Saskatchewan to increase inspections used to prevent aquatic invasive species like zebra mussels
Mandatory for people transporting boats on all public roads in province to stop at inspection stations
The Saskatchewan government says a total of six mobile watercraft decontamination units will be used this year to prevent aquatic invasive species from making a home in the province's lakes and rivers.
The Ministry of Environment has released some details of this year's inspection program, which will see an increase in the number of boats checked for creatures such as zebra mussels.
Out of all the inspections done in 2017, 307 watercraft received detailed checks by conservation officers and 119 needed decontamination.
More than 90 locations were also sampled last year for alien species through a provincial monitoring program.
To date, no invasive mussels have been found in Saskatchewan.
The Government of Saskatchewan has proclaimed May 6 to 12 as Aquatic Invasive Species Awareness Week to raise awareness of the risks to the province's water bodies.
It's mandatory for people transporting boats on all public roads in Saskatchewan to stop at inspection stations and ensure drainage plugs in their craft are taken out while they're being moved.
Failure to do so may result in a $500 fine, while illegally transporting aquatic invasive species is subject to a separate $500 fine.

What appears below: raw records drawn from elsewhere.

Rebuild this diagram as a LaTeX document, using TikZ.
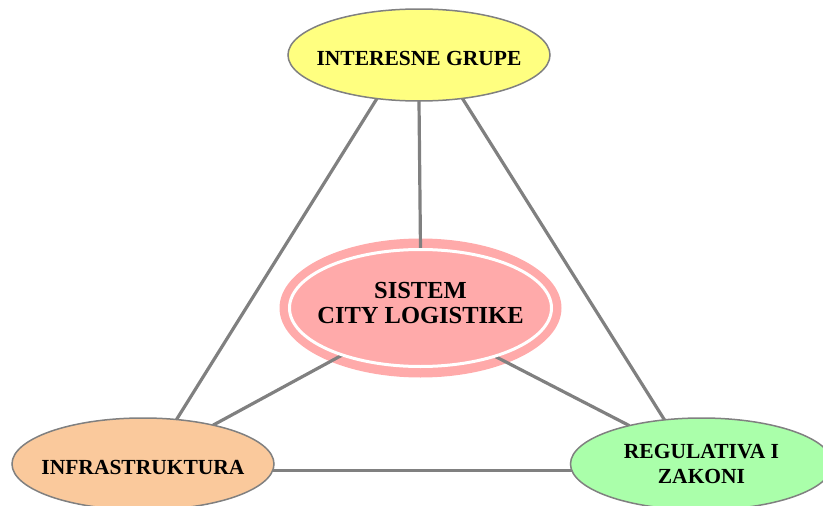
\documentclass[tikz,border=0pt]{standalone}
\usepackage{fontspec}
\setmainfont{Liberation Serif}
\usepackage{xcolor}
\usetikzlibrary{shapes.geometric}
\usetikzlibrary{backgrounds}
\definecolor{edge}{HTML}{808080}
\definecolor{grupe}{HTML}{FFFF80}
\definecolor{infra}{HTML}{FAC99C}
\definecolor{zakoni}{HTML}{AAFFAA}
\definecolor{city}{HTML}{FFAAAA}

\begin{document}
\begin{tikzpicture}[x=1pt,y=-1pt,
    box/.style={ellipse, draw=edge, line width=1.5pt, minimum width=262pt,
        minimum height=92pt, inner xsep=-20pt, inner ysep=0pt, outer sep=0pt,
        align=center, font=\bfseries\fontsize{21.5}{25.6}\selectfont},
    link/.style={draw=edge, line width=3.2pt}]
    \useasboundingbox (0,0) rectangle (823,506);

    \coordinate (G) at (419, 55);
    \coordinate (I) at (143, 464);
    \coordinate (R) at (701.5, 464);
    \coordinate (S) at (420.5, 308);

    \node[box, fill=grupe, text height=21pt] (grupe) at (G) {INTERESNE GRUPE};
    \node[box, fill=infra, text height=21pt] (infra) at (I) {INFRASTRUKTURA};
    \node[box, fill=zakoni] (zakoni) at (R) {REGULATIVA I\\ZAKONI};
    \node[ellipse, fill=city, draw=white, line width=3pt, minimum width=262pt,
        minimum height=117pt, inner xsep=-20pt, inner ysep=0pt, outer sep=0pt,
        align=center, text depth=10pt,
        font=\bfseries\fontsize{24.5}{25.3}\selectfont] (sistem) at (S) {SISTEM\\CITY LOGISTIKE};

%links
    \begin{pgfonlayer}{background}
    \fill[city] (S) ellipse [x radius=141, y radius=69.5];
    \draw[link] (grupe.270) -- (sistem.90);
    \draw[link] (grupe.226.85) -- (infra.53);
    \draw[link] (grupe.315.2) -- (zakoni.130.5);
    \draw[link] (sistem.211.4) -- (infra.29.6);
    \draw[link] (sistem.327.2) -- (zakoni.152.5);
    \draw[link] (infra.357.4) -- (infra.357.4 -| zakoni.center);
    \end{pgfonlayer}

\end{tikzpicture}
\end{document}
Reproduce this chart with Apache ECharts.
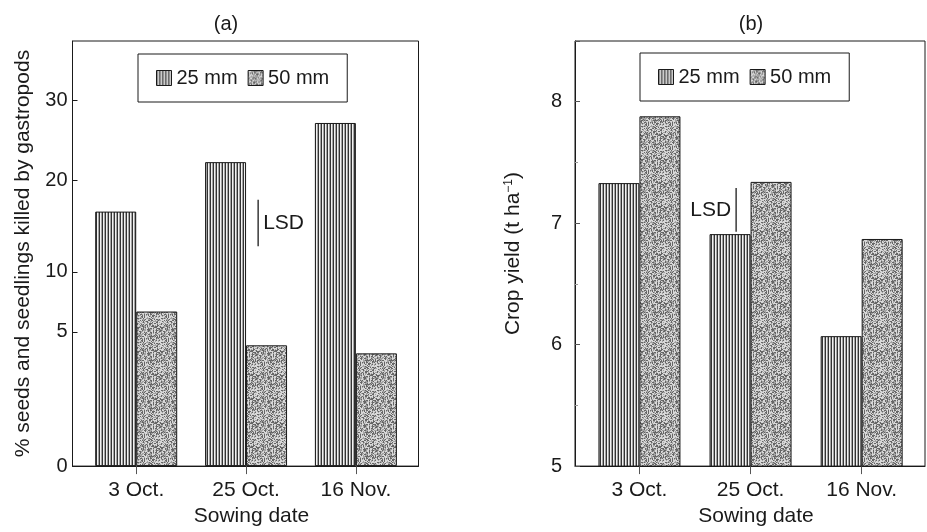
<!DOCTYPE html>
<html lang="en">
<head>
    <meta charset="UTF-8">
    <title>sowing date: gastropod damage and crop yield</title>
    <script src="https://cdn.jsdelivr.net/npm/echarts@6/dist/echarts.min.js"></script>
    <style>
        html, body {
            margin: 0;
            padding: 0;
            background: #fff;
        }
        #chart {
            width: 927px;
            height: 532px;
        }
    </style>
</head>
<body>
<div id="chart"></div>
<script type="text/javascript">
    // sowing dates, placed at 1..3 on a value axis
    let dates = ['3 Oct.', '25 Oct.', '16 Nov.'];
    let datePos = [1, 2, 3];

    // (a) % seeds and seedlings killed by gastropods
    let killed25 = [16.6, 22.3, 27.2];
    let killed50 = [6.7, 4.5, 4.2];
    let killedTicks = [0, 5, 10, 20, 30];
    // the printed axis is stretched unevenly, these knots map value -> axis units
    let killedKnots = [0, 134.4, 194.4, 286, 366];
    let killedTop = 425.7;
    let lsdA = [2.11, 12.8, 17.9];   // x, from, to

    // (b) crop yield (t/ha)
    let yield25 = [7.33, 6.91, 6.07];
    let yield50 = [7.88, 7.34, 6.87];
    let lsdB = [1.87, 6.93, 7.29];

    const FONT = "'Liberation Sans', Arial, sans-serif";
    const INK = '#1a1a1a';

    function toKilled(v) {
        for (let i = 1; i < killedTicks.length; i++) {
            if (v <= killedTicks[i] || i === killedTicks.length - 1) {
                let t = (v - killedTicks[i - 1]) / (killedTicks[i] - killedTicks[i - 1]);
                return killedKnots[i - 1] + t * (killedKnots[i] - killedKnots[i - 1]);
            }
        }
    }

    function killedLabel(u) {
        let best = 0;
        killedKnots.forEach((k, i) => {
            if (Math.abs(k - u) < Math.abs(killedKnots[best] - u)) best = i;
        });
        return String(killedTicks[best]);
    }

    function pattern(c) {
        return {image: c, repeat: 'repeat'};
    }

    // vertical hatching for 25 mm
    function stripeTile() {
        let c = document.createElement('canvas');
        c.width = 3;
        c.height = 1;
        let g = c.getContext('2d');
        ['#333333', '#f2f2f2', '#a4a4a4'].forEach((col, i) => {
            g.fillStyle = col;
            g.fillRect(i, 0, 1, 1);
        });
        return c;
    }

    // stipple for 50 mm (fixed hash, so the texture is the same every run)
    function stippleTile() {
        let n = 24;
        let c = document.createElement('canvas');
        c.width = n;
        c.height = n;
        let g = c.getContext('2d');
        for (let i = 0; i < n * n; i++) {
            let h = Math.imul(i + 17, 0x9e3779b1);
            h ^= h >>> 15;
            h = Math.imul(h, 0x85ebca6b);
            h ^= h >>> 13;
            let r = (h >>> 0) / 4294967296;
            g.fillStyle = r < 0.33 ? '#666666' : (r < 0.62 ? '#a2a2a2' : '#d8d8d8');
            g.fillRect(i % n, Math.floor(i / n), 1, 1);
        }
        return c;
    }

    let stripes = pattern(stripeTile());
    let stipple = pattern(stippleTile());

    function xAxis(grid) {
        return {
            type: 'value', gridIndex: grid, min: 0.42, max: 3.57,
            splitLine: {show: false},
            axisLine: {show: true, lineStyle: {color: INK}},
            axisTick: {customValues: datePos, length: 8, lineStyle: {color: '#555'}},
            axisLabel: {
                customValues: datePos, formatter: v => dates[Math.round(v) - 1],
                fontSize: 21, margin: 14, color: INK, fontFamily: FONT
            },
            name: 'Sowing date', nameLocation: 'middle', nameGap: 39,
            nameTextStyle: {fontSize: 21, color: INK, fontFamily: FONT, padding: [0, 0, 0, 12]}
        };
    }

    function bars(grid, name, vals, fill) {
        return {
            type: 'bar', name: name, xAxisIndex: grid, yAxisIndex: grid,
            barWidth: 41, barGap: '0%',
            itemStyle: {color: fill, borderColor: INK, borderWidth: 1},
            data: datePos.map((x, i) => [x, vals[i]])
        };
    }

    function lsd(grid, item, side) {
        return {
            type: 'custom', xAxisIndex: grid, yAxisIndex: grid,
            data: [item], encode: {x: 0, y: [1, 2]}, z: 5,
            renderItem: function (params, api) {
                let lo = api.coord([api.value(0), api.value(1)]);
                let hi = api.coord([api.value(0), api.value(2)]);
                return {
                    type: 'group', children: [
                        {
                            type: 'line',
                            shape: {x1: lo[0], y1: lo[1], x2: hi[0], y2: hi[1]},
                            style: {stroke: INK, lineWidth: 1.3}
                        },
                        {
                            type: 'text', x: lo[0] + side * 5, y: (lo[1] + hi[1]) / 2,
                            style: {
                                text: 'LSD', fontSize: 21, fontFamily: FONT, fill: INK,
                                align: side > 0 ? 'left' : 'right', verticalAlign: 'middle'
                            }
                        }
                    ]
                };
            }
        };
    }

    let legendStyle = {
        orient: 'horizontal', icon: 'rect', itemWidth: 15, itemHeight: 15, itemGap: 10,
        borderColor: INK, borderWidth: 1, padding: [14, 18],
        textStyle: {fontSize: 20, color: INK, fontFamily: FONT},
        itemStyle: {borderColor: INK, borderWidth: 1},
        selectedMode: false, data: ['25 mm', '50 mm']
    };

    let chart = echarts.init(document.getElementById('chart'));
    chart.setOption({
        animation: false,
        textStyle: {fontFamily: FONT},
        graphic: [
            {type: 'text', x: 226, y: 24, style: {text: '(a)', fontSize: 20, fontFamily: FONT, fill: INK, align: 'center', verticalAlign: 'middle'}},
            {type: 'text', x: 751, y: 24, style: {text: '(b)', fontSize: 20, fontFamily: FONT, fill: INK, align: 'center', verticalAlign: 'middle'}}
        ],
        legend: [
            Object.assign({left: 138, top: 54}, legendStyle),
            Object.assign({left: 640, top: 53}, legendStyle)
        ],
        grid: [
            {left: 72.5, top: 41, width: 346, height: 426, show: true, borderColor: INK, borderWidth: 1},
            {left: 575, top: 41, width: 350, height: 426, show: true, borderColor: INK, borderWidth: 1}
        ],
        xAxis: [xAxis(0), xAxis(1)],
        yAxis: [
            {
                type: 'value', gridIndex: 0, min: 0, max: killedTop,
                splitLine: {show: false},
                axisLine: {show: true, lineStyle: {color: INK}},
                axisTick: {inside: true, length: 5, customValues: killedTicks.map(toKilled), lineStyle: {color: INK}},
                axisLabel: {
                    customValues: killedTicks.map(toKilled), formatter: killedLabel,
                    fontSize: 20, margin: 5, color: INK, fontFamily: FONT
                },
                name: '% seeds and seedlings killed by gastropods', nameLocation: 'middle', nameGap: 39,
                nameTextStyle: {fontSize: 21, color: INK, fontFamily: FONT}
            },
            {
                type: 'value', gridIndex: 1, min: 5, max: 8.5, interval: 1,
                splitLine: {show: false},
                axisLine: {show: true, lineStyle: {color: INK}},
                axisTick: {inside: true, length: 5, lineStyle: {color: '#555'}},
                minorTick: {show: true, splitNumber: 2, length: 3, lineStyle: {color: '#999'}},
                axisLabel: {fontSize: 20, margin: 13, color: INK, fontFamily: FONT, showMaxLabel: false},
                name: 'Crop yield (t ha{sup|−1})', nameLocation: 'middle', nameGap: 51,
                nameTextStyle: {
                    fontSize: 21, color: INK, fontFamily: FONT,
                    rich: {sup: {fontSize: 12, verticalAlign: 'top', lineHeight: 21, fontFamily: FONT, color: INK}}
                }
            }
        ],
        series: [
            bars(0, '25 mm', killed25.map(toKilled), stripes),
            bars(0, '50 mm', killed50.map(toKilled), stipple),
            bars(1, '25 mm', yield25, stripes),
            bars(1, '50 mm', yield50, stipple),
            lsd(0, [lsdA[0], toKilled(lsdA[1]), toKilled(lsdA[2])], 1),
            lsd(1, lsdB, -1)
        ]
    });
</script>
</body>
</html>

Environment Minister Dustin Duncan has said aquatic invasive species, such as zebra and quagga mussels, pose a serious threat to lakes and waterways in Western Canada and prevention is of the utmost importance.
Earlier this year, the City of Winnipeg announced $1 million in funding to prepare for what it says is the inevitable arrival of zebra mussels at the city's drinking water source.
The money will be spent on control measures to prevent the mussels from clogging the intake structure at Shoal Lake by 2019.
City officials said it involves the use of chlorine injections to kill them.